There were a number of other provisions in the bill, including a section that would have made breakfast free for all elementary school students in the state and create grant programs to start and support local food pantries using local produce.
Rouson said, behind the scenes, there were worries about the total cost of the bill, especially amid widespread worries that the state was going to be short on money due to the pandemic.
“As it turned out we had a lot of extra money,” said Rouson. “We’re gonna come back at this next year. Sometimes it takes a couple of sessions to get a good idea through.”
‘I THINK IT’S HERE TO STAY’
South Dade farmer Sam Accursio sold produce to the prison program and said not extending that is a huge missed opportunity for the state, and for farmers in general.
But in other ways, Accursio said the pandemic did bring other welcome changes.
This growing season he set up a mini market right on his farm to sell boxes of food directly to people in South Florida. Unlike in 2020, when it was unclear how the coronavirus was transmitted, people can walk up to the market he set up this year.
And the market itself is a carryover from what he started at the very beginning of the pandemic.
“We were building on the network that we created because there was such a following and such a need for cheap, affordable food,” Accursio said.
His company regularly posted updates about available produce on Instagram and Facebook, and received a steady stream of visitors.
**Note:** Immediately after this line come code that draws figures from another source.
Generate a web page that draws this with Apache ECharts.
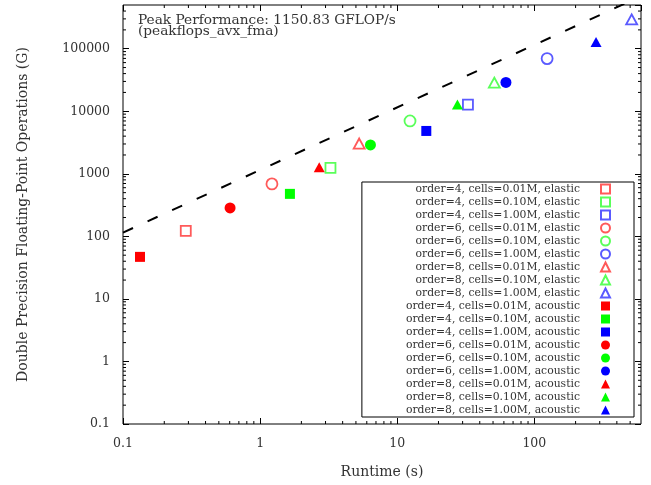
<!DOCTYPE html>
<html>
<head>
<meta charset="utf-8">
<script src="https://cdn.jsdelivr.net/npm/echarts@6/dist/echarts.min.js"></script>
<style>html,body{margin:0;padding:0;background:#fff}#c{width:651px;height:485px}</style>
</head>
<body>
<div id="c"></div>
<script>
// ---- data (runtime in s, operations in GFLOP) ----
const seriesNames = [
  'order=4, cells=0.01M, elastic','order=4, cells=0.10M, elastic','order=4, cells=1.00M, elastic',
  'order=6, cells=0.01M, elastic','order=6, cells=0.10M, elastic','order=6, cells=1.00M, elastic',
  'order=8, cells=0.01M, elastic','order=8, cells=0.10M, elastic','order=8, cells=1.00M, elastic',
  'order=4, cells=0.01M, acoustic','order=4, cells=0.10M, acoustic','order=4, cells=1.00M, acoustic',
  'order=6, cells=0.01M, acoustic','order=6, cells=0.10M, acoustic','order=6, cells=1.00M, acoustic',
  'order=8, cells=0.01M, acoustic','order=8, cells=0.10M, acoustic','order=8, cells=1.00M, acoustic'
];
const runtimes = [
  0.287, 3.26, 32.8,
  1.22, 12.4, 124,
  5.28, 51.1, 513,
  0.133, 1.65, 16.3,
  0.604, 6.38, 62.1,
  2.70, 27.5, 282
];
const operations = [
  122, 1242, 12800,
  690, 7000, 69500,
  3048, 28700, 295000,
  47.0, 478, 4845,
  285, 2897, 28900,
  1275, 12800, 128000
];
const peakGflops = 1150.83;
const peakLabel = 'Peak Performance: 1150.83 GFLOP/s';
const peakSource = '(peakflops_avx_fma)';
const xRange = [0.1, 600];
const yRange = [0.1, 500000];
const xTickLabels = ['0.1', '1', '10', '100'];
const yTickLabels = ['0.1', '1', '10', '100', '1000', '10000', '100000'];
const xName = 'Runtime (s)';
const yName = 'Double Precision Floating-Point Operations (G)';

// ---- styles ----
const FONT = 'DejaVu Serif';
const TXT = '#333';
const colorsStroke = ['#ff5a5a', '#5aff5a', '#5a5aff'];
const colorsFill = ['#ff0000', '#00ff00', '#0000ff'];
const shapes = ['rect', 'circle', 'triangle'];
const sizes = { rect: 10, circle: 11, triangle: [11, 10] };

const series = [];
seriesNames.forEach((name, i) => {
  const acoustic = i >= 9;
  const k = i % 9;
  const shape = shapes[Math.floor(k / 3)];
  const c = k % 3;
  series.push({
    name: name,
    type: 'scatter',
    data: [[runtimes[i], operations[i]]],
    symbol: shape,
    symbolSize: sizes[shape],
    itemStyle: acoustic
      ? { color: colorsFill[c], borderWidth: 0, opacity: 1 }
      : { color: 'rgba(255,255,255,0)', borderColor: colorsStroke[c], borderWidth: 1.8, opacity: 1 },
    z: 5
  });
});

// peak performance line: ops = peak * runtime
series.push({
  type: 'line',
  data: xRange.map(x => [x, x * peakGflops]),
  symbol: 'none',
  silent: true,
  lineStyle: { color: '#000', width: 2, type: [11, 16] },
  clip: true,
  z: 3
});

// minor ticks (2..9 per decade) on all four sides
const minorTicks = [];
for (let d = -1; d <= 2; d++) for (let m = 2; m <= 9; m++) {
  const v = m * Math.pow(10, d);
  if (v < xRange[1]) minorTicks.push([v, yRange[0], 0]);
}
for (let d = -1; d <= 5; d++) for (let m = 2; m <= 9; m++) {
  const v = m * Math.pow(10, d);
  if (v < yRange[1]) minorTicks.push([xRange[0], v, 1]);
}
series.push({
  type: 'custom',
  silent: true,
  clip: false,
  z: 6,
  data: minorTicks,
  renderItem: function (params, api) {
    const isY = api.value(2) === 1;
    const L = 3;
    const st = { stroke: '#000', lineWidth: 1 };
    if (!isY) {
      const x = api.value(0);
      const a = api.coord([x, yRange[0]]);
      const b = api.coord([x, yRange[1]]);
      return { type: 'group', children: [
        { type: 'line', shape: { x1: a[0], y1: a[1], x2: a[0], y2: a[1] - L }, style: st },
        { type: 'line', shape: { x1: b[0], y1: b[1], x2: b[0], y2: b[1] + L }, style: st }
      ] };
    } else {
      const y = api.value(1);
      const a = api.coord([xRange[0], y]);
      const b = api.coord([xRange[1], y]);
      return { type: 'group', children: [
        { type: 'line', shape: { x1: a[0], y1: a[1], x2: a[0] + L, y2: a[1] }, style: st },
        { type: 'line', shape: { x1: b[0], y1: b[1], x2: b[0] - L, y2: b[1] }, style: st }
      ] };
    }
  }
});

function isDecade(v) {
  const l = Math.log10(v);
  return Math.abs(l - Math.round(l)) < 1e-6;
}
function fmt(list) {
  return function (v) {
    if (!isDecade(v)) return '';
    const s = list.find(t => Math.abs(Math.log10(parseFloat(t)) - Math.log10(v)) < 1e-6);
    return s === undefined ? '' : s;
  };
}

const axisCommon = {
  type: 'log', logBase: 10,
  axisLine: { show: false },
  axisTick: { show: true, inside: true, length: 6, lineStyle: { color: '#000', width: 1 } },
  splitLine: { show: false },
  minorTick: { show: false },
  minorSplitLine: { show: false }
};

const option = {
  animation: false,
  backgroundColor: '#fff',
  grid: { left: 123, top: 5, width: 518, height: 419, show: true, borderColor: '#000', borderWidth: 1, backgroundColor: 'transparent' },
  xAxis: [
    Object.assign({}, axisCommon, {
      min: xRange[0], max: xRange[1], position: 'bottom',
      name: xName, nameLocation: 'middle', nameGap: 41,
      nameTextStyle: { fontFamily: FONT, fontSize: 14, color: TXT },
      axisLabel: { margin: 13, fontFamily: FONT, fontSize: 12.5, color: TXT, formatter: fmt(xTickLabels), showMaxLabel: false }
    }),
    Object.assign({}, axisCommon, {
      min: xRange[0], max: xRange[1], position: 'top',
      axisLabel: { show: false }
    })
  ],
  yAxis: [
    Object.assign({}, axisCommon, {
      min: yRange[0], max: yRange[1], position: 'left',
      name: yName, nameLocation: 'middle', nameGap: 93, nameRotate: 90,
      nameTextStyle: { fontFamily: FONT, fontSize: 14, color: TXT },
      axisLabel: { margin: 13, fontFamily: FONT, fontSize: 12.5, color: TXT, formatter: fmt(yTickLabels), showMaxLabel: false }
    }),
    Object.assign({}, axisCommon, {
      min: yRange[0], max: yRange[1], position: 'right',
      axisLabel: { show: false }
    })
  ],
  legend: {
    data: seriesNames,
    orient: 'vertical',
    align: 'right',
    right: 17,
    top: 182,
    padding: [1, 23, 1, 44],
    itemWidth: 9,
    itemHeight: 9,
    itemGap: 1,
    borderColor: '#000',
    borderWidth: 1,
    borderRadius: 0,
    backgroundColor: '#fff',
    selectedMode: false,
    textStyle: { fontFamily: FONT, fontSize: 10.8, lineHeight: 12, color: TXT, padding: [0, 16, 0, 0] }
  },
  graphic: [
    { type: 'text', left: 138, top: 13.5, z: 10, style: { text: peakLabel, font: '13.7px "' + FONT + '"', fill: TXT } },
    { type: 'text', left: 138, top: 24, z: 10, style: { text: peakSource, font: '13.7px "' + FONT + '"', fill: TXT } }
  ],
  series: series
};

const chart = echarts.init(document.getElementById('c'), null, { renderer: 'canvas' });
chart.setOption(option);
</script>
</body>
</html>
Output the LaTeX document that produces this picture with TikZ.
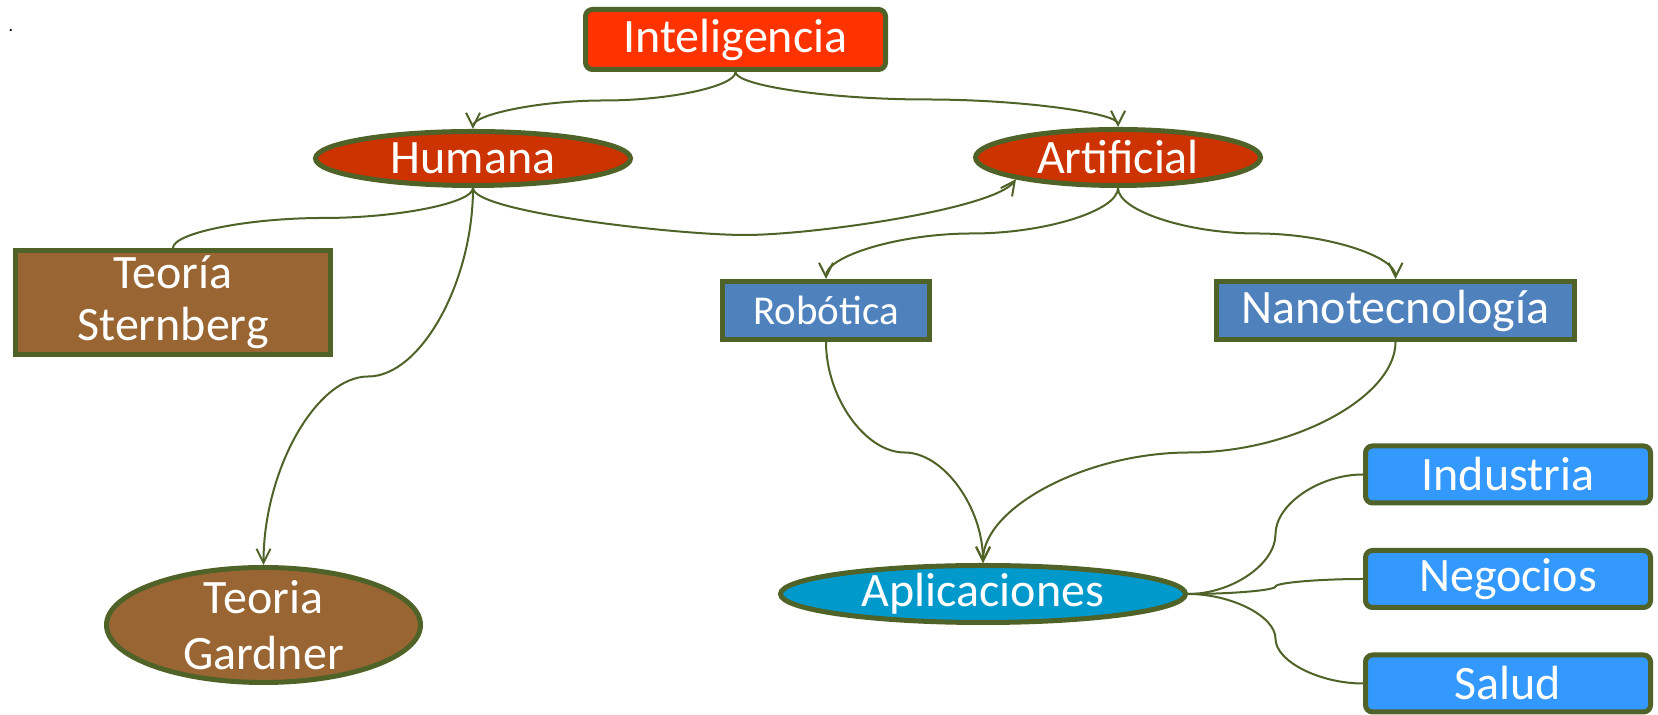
\documentclass[tikz,border=0pt]{standalone}
\usepackage{fontspec}
\setmainfont{Carlito}
\usepackage{xcolor}
\usepackage{tikz}
\usetikzlibrary{shapes,arrows,positioning,calc,arrows.meta}

\definecolor{borderolive}{HTML}{4F6228}
\definecolor{intelred}{HTML}{FF3300}
\definecolor{rustred}{HTML}{CC3300}
\definecolor{theorybrown}{HTML}{996633}
\definecolor{techblue}{HTML}{4F81BD}
\definecolor{appcyan}{HTML}{0099CC}
\definecolor{areablue}{HTML}{3399FF}

\begin{document}
\begin{tikzpicture}[x=0.5pt, y=0.5pt,
    box/.style={draw=borderolive, line width=2.5pt, text=white, align=center, inner sep=0pt,
                font=\fontsize{24}{26}\selectfont},
    oval/.style={box, ellipse, inner ysep=-2pt},
    link/.style={draw=borderolive, line width=1pt},
    vcurve/.style={to path={let \p1=(\tikztostart), \p2=(\tikztotarget) in
        .. controls (\x1,{0.75*\y1+0.25*\y2}) and ({0.75*\x1+0.25*\x2},{0.5*\y1+0.5*\y2})
        .. ({0.5*\x1+0.5*\x2},{0.5*\y1+0.5*\y2})
        .. controls ({0.25*\x1+0.75*\x2},{0.5*\y1+0.5*\y2}) and (\x2,{0.25*\y1+0.75*\y2})
        .. (\x2,\y2) \tikztonodes}},
    hcurve/.style={to path={let \p1=(\tikztostart), \p2=(\tikztotarget) in
        .. controls ({0.75*\x1+0.25*\x2},\y1) and ({0.5*\x1+0.5*\x2},{0.75*\y1+0.25*\y2})
        .. ({0.5*\x1+0.5*\x2},{0.5*\y1+0.5*\y2})
        .. controls ({0.5*\x1+0.5*\x2},{0.25*\y1+0.75*\y2}) and ({0.25*\x1+0.75*\x2},\y2)
        .. (\x2,\y2) \tikztonodes}},
    >={Straight Barb[length=7pt,width=7pt]}]
    \useasboundingbox (0,0) rectangle (1658,715);

    % Top
    \node (dot) at (11,684) {\fontsize{9}{10}\selectfont .};
    \node[box, fill=intelred, rounded corners=3.5pt, minimum width=150pt, minimum height=30pt] (intel) at (735.5,675.5) {Inteligencia};
    \node[oval, fill=rustred, minimum width=157.5pt, minimum height=27pt] (hum) at (473,556.5) {Humana};
    \node[oval, fill=rustred, minimum width=142.5pt, minimum height=28pt] (art) at (1118,557.5) {Artificial};

    % Human side
    \node[box, fill=theorybrown, minimum width=157.5pt, minimum height=52pt] (stern) at (173,412.5) {Teoría\\Sternberg};
    \node[oval, fill=theorybrown, inner ysep=-5pt, minimum width=157pt, minimum height=57.5pt, font=\fontsize{24}{28}\selectfont] (gard) at (263.5,90) {Teoria\\Gardner};

    % Artificial side
    \node[box, fill=techblue, minimum width=103.5pt, minimum height=29pt, font=\fontsize{20.5}{24}\selectfont] (robo) at (826,404.5) {Robótica};
    \node[box, fill=techblue, minimum width=179pt, minimum height=29pt] (nano) at (1395.5,404.5) {Nanotecnología};
    \node[oval, fill=appcyan, minimum width=202.5pt, minimum height=28.5pt] (apl) at (983,121) {Aplicaciones};
    \node[box, fill=areablue, rounded corners=3.5pt, minimum width=142.5pt, minimum height=28.5pt] (ind) at (1508,240.5) {Industria};
    \node[box, fill=areablue, rounded corners=3.5pt, minimum width=142.5pt, minimum height=28.5pt] (neg) at (1508,136) {Negocios};
    \node[box, fill=areablue, rounded corners=3.5pt, minimum width=142.5pt, minimum height=28.5pt] (sal) at (1508,31.5) {Salud};

    % Connectors
    \coordinate (dip) at (745,480);
    \draw[link,->] (intel.south) to[vcurve] (hum.north);
    \draw[link,->] (intel.south) to[vcurve] (art.north);
    \draw[link] (hum.south) to[vcurve] (stern.north);
    \draw[link,->] (hum.south) to[vcurve] (gard.north);
    \draw[link,->] (hum.south) .. controls +(0,-24) and +(-68,0) .. (dip)
        .. controls +(68,0) and +(-22,-30) .. (art.192);
    \draw[link,->] (art.south) to[vcurve] (robo.north);
    \draw[link,->] (art.south) to[vcurve] (nano.north);
    \draw[link,->] (robo.south) to[vcurve] (apl.north);
    \draw[link,->] (nano.south) to[vcurve] (apl.north);
    \draw[link] (apl.east) to[hcurve] (ind.west);
    \draw[link] (apl.east) to[hcurve] (neg.west);
    \draw[link] (apl.east) to[hcurve] (sal.west);
\end{tikzpicture}
\end{document}
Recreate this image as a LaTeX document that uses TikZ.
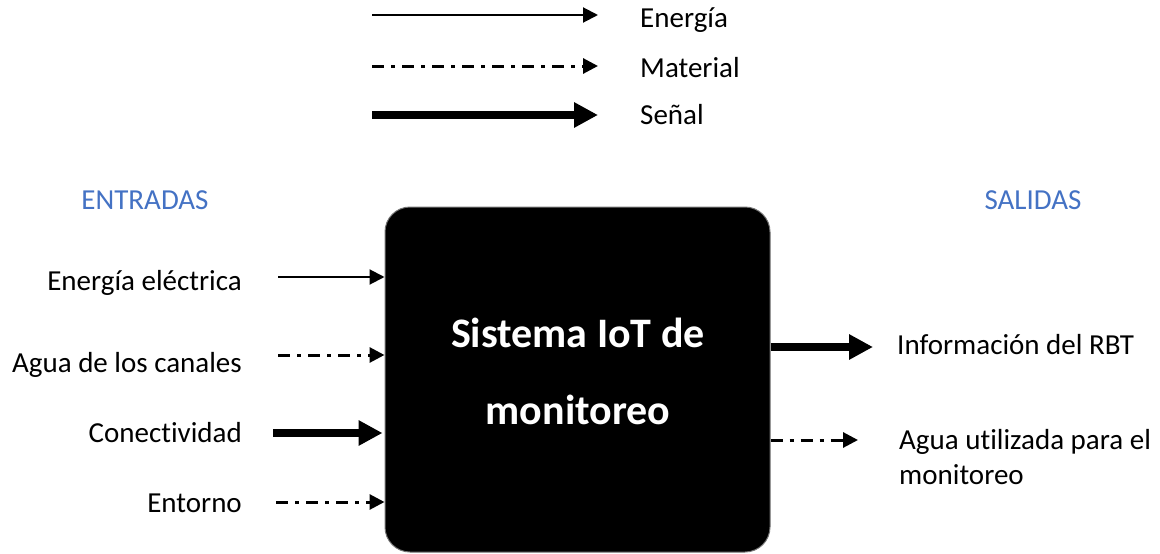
\documentclass[tikz,border=0pt]{standalone}
\usepackage{fontspec}
\setmainfont{Carlito}[Ligatures={NoCommon,NoRequired}]
\usepackage{xcolor}
\usetikzlibrary{arrows.meta}
\definecolor{titleblue}{RGB}{68,114,196}

\begin{document}
\begin{tikzpicture}[x=1pt,y=-1pt,>=latex,
		every node/.style={inner sep=0pt,font=\fontsize{29}{35}\selectfont},
		energia/.style={line width=2pt,-{Triangle[length=15pt,width=15pt]}},
		material/.style={line width=3pt,dash pattern=on 12pt off 7pt on 4pt off 7pt,-{Triangle[length=15pt,width=15pt]}},
		senal/.style={line width=8pt,-{Triangle[length=24pt,width=24pt]}}]
		\useasboundingbox (0,0) rectangle (1160,554);

		%Legend
		\coordinate (l1) at (372,15);
		\coordinate (l1e) at (598,15);
		\draw [energia] (l1) -- (l1e);
		\node [right] at (640,20) (k1) {Energía};
		\coordinate (l2) at (372,66);
		\coordinate (l2e) at (598,66);
		\draw [material] (l2) -- (l2e);
		\node [right] at (640,68) (k2) {Material};
		\coordinate (l3) at (372,115);
		\coordinate (l3e) at (598,115);
		\draw [senal] (l3) -- (l3e);
		\node [right] at (640,115) (k3) {Señal};

		% Headings
		\node at (145,200) (ent) [text=titleblue] {ENTRADAS};
		\node at (1033,200) (sal) [text=titleblue] {SALIDAS};

		% System block
		\node at (577.5,379.5) (sys) [rectangle,rounded corners=25pt,fill=black,draw=black!55,line width=1pt,minimum width=385pt,minimum height=345pt] {};
		\node at (578,371) (tit) [align=center,text=white,font=\fontsize{42}{77}\selectfont\bfseries] {Sistema IoT de\\monitoreo};

		% Inputs
		\node [left] at (242,283) (in1) {Energía eléctrica};
		\coordinate (s1) at (278,277);
		\draw [energia] (s1) -- (s1 -| sys.west);
		\node [left] at (242,365) (in2) {Agua de los canales};
		\coordinate (s2) at (278,355);
		\draw [material] (s2) -- (s2 -| sys.west);
		\node [left] at (242,433) (in3) {Conectividad};
		\coordinate (s3) at (273,433);
		\draw [senal] (s3) -- ([xshift=-2pt]s3 -| sys.west);
		\node [left] at (242,503) (in4) {Entorno};
		\coordinate (s4) at (276,502);
		\draw [material] (s4) -- (s4 -| sys.west);

		% Outputs
		\node [right] at (897,345) (out1) {Información del RBT};
		\coordinate (o1) at (873,347);
		\draw [senal] (sys.east |- o1) -- (o1);
		\node [right,align=left] at (899,457) (out2) {Agua utilizada para el\\monitoreo};
		\coordinate (o2) at (858,440);
		\draw [material] (sys.east |- o2) -- (o2);

	\end{tikzpicture}
\end{document}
He partnered with a farmer’s market in South Miami to sell his produce and has started selling to an increasing number of restaurants in Miami, and the Florida Keys, that are making it a point to source local foods whenever possible.
Selling locally is not a majority of his business but it’s a sharp uptick from two seasons ago, when the share of food he sold locally was negligible.
“If I had to take an educated guess I would say maybe 8%,” he said. “I think it’s here to stay. It’s not as big as I want it to be and that’s where the farmer’s market that we have reopened — it’s another tool to talk to consumers to demand American grown.”
Accursio is increasingly worried about the ability of the United States to feed itself and for the ability of farmers to stay in business. Those concerns are especially true inside Florida, which competes directly with produce from Mexico. Many Florida farmers were vocally opposed to the Trump administration’s renewed free trade deal with Mexico and Canada for that reason, even as many supported him politically.
Accursio met directly with President Trump after the 2020 election urging help.
“We were excited when we left the meeting but, as you well know, the president wasn’t reelected,” Accursio said.
Even with free trade in place, he sees creating local relationships and strengthening local and regional supply chains as a way to build local resilience to globalizing forces.
Small changes he is seeing in local markets are welcome, he said. But directing government agencies to buy more produce locally could be the salvation of Florida’s troubled agricultural industry.
He said he hopes, somehow, some way, that the Florida Legislature will make better access to Florida produce a priority for years to come.
“We need to keep fighting and moving forward and speaking to our lawmakers because that’s our only hope,” said Accursio. “There’s a lot of people making a lot of money off of delivering into the — we’ll pick on the prison system again — delivering into them. And it should be coming to Florida growers first.”